Los discursos pronunciados por los presidentes en ocasiones solemnes inevitablemente consienten frases de resonancia épica; sobre todo si lo que está de por medio es la conmemoración de una batalla o una resistencia heroica. En ese sentido, nadie esperaba que las palabras que debía pronunciar ayer el jefe de Estado en el contexto de las celebraciones por los 90 años de la reincorporación de Tacna al Perú fuesen una serena reflexión sobre el poder y sus limitaciones.
Pero una cosa es la justificada exaltación patriótica y otra, muy distinta, la franca incursión en la retórica populista. Y diera la impresión de que, aprovechando la licencia para cultivar lo primero, el mandatario se hubiese entregado en esta oportunidad a lo segundo.
El populismo de manual prescribe una supuesta división de la sociedad entre ‘los privilegiados’ (los ricos o los políticos indolentes, los pertenecientes a una casta que medra de un cierto estado de cosas) y ‘el pueblo’ (la gente de la calle, los pobres, las víctimas silenciosas de ese mismo estado de cosas). Este último, virtuoso por naturaleza y aquellos, irremediablemente malignos.
Prescribe también ese manual, por cierto, la aparición de un líder o caudillo que supuestamente sintoniza de manera providencial con las aspiraciones del ‘pueblo’ y sabe interpretarlas al milímetro en cada nueva coyuntura; y que, en consecuencia, argumenta o da a entender que ir contra él es ir contra quienes integran esa sacralizada comunidad. “El pueblo soy yo” es lo que en buena cuenta postula siempre el tipo de caudillo que nos ocupa. Revísense los casos de los regímenes populistas actuales o pasados en América Latina o en la Europa que precedió a la Segunda Guerra Mundial y se distinguirá la precisión del modelo que aquí bosquejamos.
La verdad de la dinámica entre gobernantes y gobernados, no obstante, es otra. ‘El pueblo’ es una abstracción demagógica que sirve para aludir sin hacer distinciones a lo que en realidad es un vasto universo de individuos con ideas propias, y que forman ocasionales mayorías y minorías sobre las distintas materias que pueden ser sometidas a su consideración. Los que piensan igual acerca del asunto ‘x’ no tienen por qué coincidir también acerca del asunto ‘y’… Pero el líder populista quiere hacernos creer que sí.

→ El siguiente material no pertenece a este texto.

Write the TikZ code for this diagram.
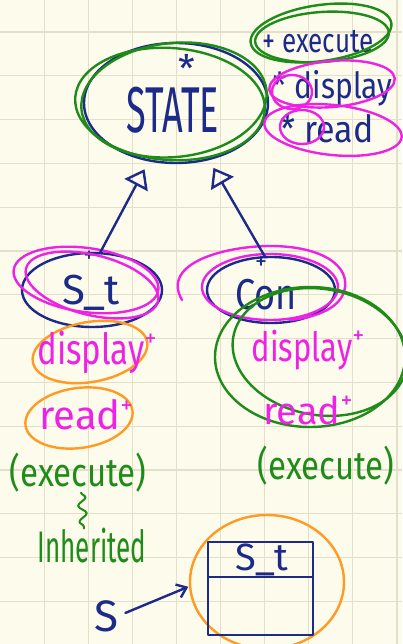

Pues bien, si uno presta atención al discurso de ayer en Tacna, descubre elementos que nítidamente sugieren que el presidente se está deslizando por la pendiente que conduce al populismo sin coartadas.
En medio de las tensiones con una mayoría del Congreso sobre su propuesta para adelantar las elecciones, el mandatario ha sentenciado, por ejemplo: “Sé que nos van a seguir atacando, sé que nos van a seguir difamando, van a seguir dando la espalda a los peruanos, intentando defender privilegios y tratando de que nos demos por vencidos”. Y también: “No nos van a ganar porque estamos del lado correcto, estamos al lado del pueblo, que es honesto; en el pueblo nos apoyamos”.
Palabras de las que se sigue que quien lo critica en realidad lo estaría difamando y que quien no está de acuerdo con su iniciativa de adelanto electoral estaría en última instancia yendo en contra del pueblo honesto. No hay manera, aparentemente, de disentir de su propuesta y plantearle objeciones constitucionales sin caer en la categoría de los que defienden privilegios y les dan la espalda a los peruanos…
¿Así piensa conversar la próxima semana con el presidente del Congreso sobre su iniciativa? ¿Diciéndole de antemano que si no está de acuerdo con ella es poco menos que un enemigo jurado de todos sus compatriotas? ¿O lo que se está buscando es enrarecer la atmósfera previa a ese encuentro al punto de frustrarlo?
Lo más preocupante de todo, además, es que si la actitud del presidente Vizcarra empieza a parecerse al clásico populismo en sus premisas, acabará haciéndolo también en sus consecuencias. Y sobre eso ya nos ha dado lecciones insoslayables la historia.